Personally I think mumsnet should transition to a non gender specific title (parentsnet was rejected as a name originally because it didn't sound snappy enough). It's name reinforces the idea that parenting is something that is primarily a female domain. If we want more gender equality then we need to tackle societies preconceptions of what parenting is and who is responsible. Mumsnet, with it's large media presence would be in a good place to do this if it wanted.
There was a really interesting article on this in The Guardian a while back by Ally Fogg. He discusses some of these issues much more eloquently than I'm capable of myself, so apologies for the long quote:
This week Duncan Fisher, a founder of the Fatherhood Institute, launches a new website called mumsanddadsnet. The name is a deliberate echo – possibly a sly dig – at the mother of all parenting websites, Mumsnet. The new site's mission statement points out that the online conversation about parenting is divided between mums, on the one hand, and dads (mostly separated ones), on the other. "We are stuck in a paradigm – that mums do parenting and dads help. This idea might suit a lot of people, but it's plain wrong."
Justine Roberts, the founder of Mumsnet, has pointed out, correctly I'm sure, that its Dads section is already the largest specialist area for fathers in British cyberspace. That in itself, perhaps, is the main problem. Dads are tacking themselves on to the efforts of mums as a sideshow and an afterthought. Roberts went on to say "I agree with the principle; it would be nice if dads wanted to identify as dads. But they don't. They identify as men who talk about parenting."
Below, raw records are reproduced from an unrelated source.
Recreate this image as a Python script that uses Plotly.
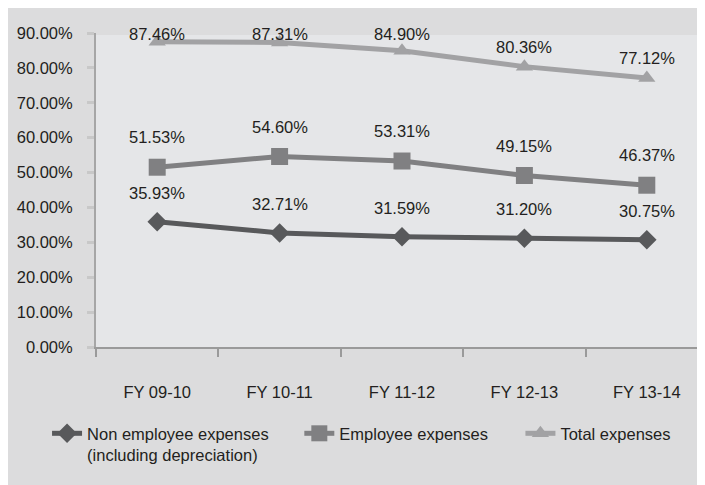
import plotly.graph_objects as go

categories = ["FY 09-10", "FY 10-11", "FY 11-12", "FY 12-13", "FY 13-14"]
non_employee = [35.93, 32.71, 31.59, 31.20, 30.75]
employee = [51.53, 54.60, 53.31, 49.15, 46.37]
total = [87.46, 87.31, 84.90, 80.36, 77.12]
y_ticks = [0, 10, 20, 30, 40, 50, 60, 70, 80, 90]

series_names = ["Non employee expenses<br>(including depreciation)", "Employee expenses", "Total expenses"]

FONT = "Liberation Sans, Arial, sans-serif"
FS = 16.5
TXT = "#231f20"

fig = go.Figure()
styles = [
    dict(color="#58595b", symbol="diamond", size=15),
    dict(color="#808082", symbol="square", size=17),
    dict(color="#a2a2a4", symbol="triangle-up", size=15),
]
pad = ["\u00a0" * 8, "\u00a0" * 6, ""]
for name, vals, st, p in zip(series_names, [non_employee, employee, total], styles, pad):
    fig.add_trace(go.Scatter(
        x=categories, y=vals, name=name + p, mode="lines+markers",
        line=dict(color=st["color"], width=5),
        marker=dict(color=st["color"], symbol=st["symbol"], size=st["size"]),
        hoverinfo="skip",
    ))

annotations = []
for vals, shift, cap in [(non_employee, 29, 200), (employee, 30, 200), (total, 20, 84.0)]:
    for c, v in zip(categories, vals):
        annotations.append(dict(
            x=c, y=min(v, cap), yshift=shift, text=f"{v:.2f}%", showarrow=False,
            font=dict(family=FONT, size=FS, color=TXT),
        ))

shapes = [
    dict(type="rect", xref="paper", yref="paper", x0=0, x1=1.0, y0=0, y1=0.9936,
         fillcolor="#e5e6e8", line=dict(width=0), layer="below"),
]

fig.update_layout(
    width=705, height=485,
    margin=dict(l=88, r=5, t=25, b=146),
    paper_bgcolor="#dcdcdd", plot_bgcolor="rgba(0,0,0,0)",
    font=dict(family=FONT, size=FS, color=TXT),
    showlegend=True,
    legend=dict(orientation="h", x=-0.08, xanchor="left", y=-0.22, yanchor="top",
                valign="top", bgcolor="rgba(0,0,0,0)", font=dict(family=FONT, size=FS, color=TXT),
                itemclick=False, tracegroupgap=0),
    annotations=annotations,
    shapes=shapes,
)
fig.update_xaxes(
    type="category", range=[-0.5, 4.5], showgrid=False, showline=True, linecolor="#9a9a9a", linewidth=2,
    ticks="outside", tickson="boundaries", ticklen=8, tickwidth=2, tickcolor="#9a9a9a",
    ticklabelstandoff=29, tickfont=dict(family=FONT, size=FS, color=TXT),
)
fig.update_yaxes(
    range=[0, 90], tickvals=y_ticks, ticktext=[f"{v:.2f}%" for v in y_ticks],
    showgrid=False, zeroline=False,
    showline=True, linecolor="#a6a6a6", linewidth=2,
    ticks="outside", ticklen=7, tickwidth=3, tickcolor="#c8c8c8",
    ticklabelstandoff=11, tickfont=dict(family=FONT, size=FS, color=TXT),
)
fig.write_html("out.html")
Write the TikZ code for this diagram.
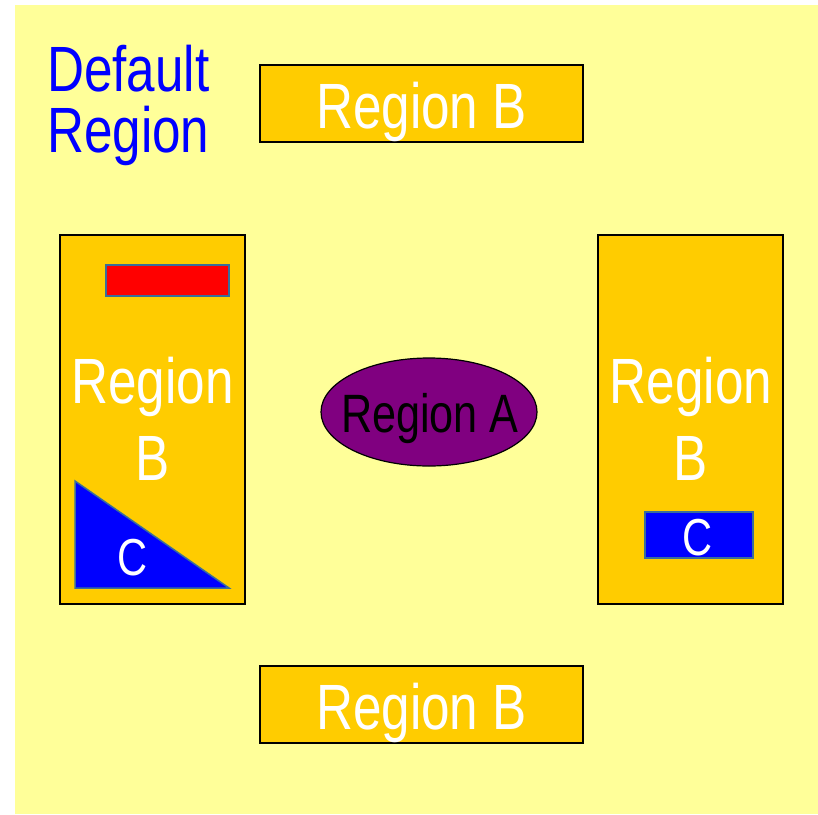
\documentclass[tikz,border=0pt]{standalone}
\usepackage{fontspec}
\setmainfont{Liberation Sans}[FakeStretch=0.8]
\usetikzlibrary{shapes.geometric}
\definecolor{bgyellow}{HTML}{FFFF99}
\definecolor{boxorange}{HTML}{FFCC00}
\definecolor{apurple}{HTML}{800080}
\definecolor{cblue}{HTML}{0000FF}
\definecolor{cred}{HTML}{FF0000}
\definecolor{edgeblue}{HTML}{3A6E9A}
\tikzset{
  boxB/.style={draw=black, line width=1.6pt, fill=boxorange},
  shapeC/.style={draw=edgeblue, line width=1.5pt},
  bigtxt/.style={text=white, font=\fontsize{64}{77}\selectfont, inner sep=0pt},
  ctxt/.style={text=white, font=\fontsize{52}{60}\selectfont, inner sep=0pt},
}
\begin{document}
\begin{tikzpicture}[x=1pt,y=-1pt]
\useasboundingbox (0,0) rectangle (818,814);
\fill[bgyellow] (15,5) rectangle (818,814);
% default region label
\node[anchor=base west, align=left, text=cblue, inner sep=0pt, font=\fontsize{64}{61}\selectfont] (deflabel) at (47,152) {Default\\Region};
% top and bottom boxes
\draw[boxB] (260,65) rectangle (583,142);
\node[bigtxt, anchor=base] (topB) at (421.5,128) {Region B};
\draw[boxB] (260,666) rectangle (583,743);
\node[bigtxt, anchor=base] (botB) at (421.5,729) {Region B};
% left box
\draw[boxB] (60,235) rectangle (245,604);
\draw[shapeC, fill=cred] (106,265) rectangle (229,296);
\node[bigtxt, anchor=base, align=center] (leftB) at (152.5,480) {Region\\B};
\draw[shapeC, fill=cblue] (75,481) -- (75,588) -- (229,588) -- cycle;
\node[ctxt, anchor=base] (leftC) at (133,575) {C};
% right box
\draw[boxB] (598,235) rectangle (783,604);
\node[bigtxt, anchor=base, align=center] (rightB) at (691,480) {Region\\B};
\draw[shapeC, fill=cblue] (645,512) rectangle (753,558);
\node[ctxt, anchor=base] (rightC) at (698,555) {C};
% ellipse
\node[ellipse, draw=black, line width=1.2pt, fill=apurple, minimum width=216pt, minimum height=108pt, inner sep=0pt] (regA) at (429,412) {};
\node[anchor=base, inner sep=0pt, text=black, font=\fontsize{54}{60}\selectfont] (regAtxt) at (430,432) {Region A};
\end{tikzpicture}
\end{document}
As a proudly self-identifying dad who spends a lot of time talking to other self-identifying dads, this strikes me not only as utterly wrong, but a profoundly harmful projection. The fact that the chief executive of Mumsnet would come out with such an alienating pronouncement represents game, set and match to Duncan Fisher, I think, in the debate as to whether we need less compartmentalisation and factionalism in debates about parenting.
tl;dr Think a dadsnet would be a bad idea and we'd be better off with non gender specific sites.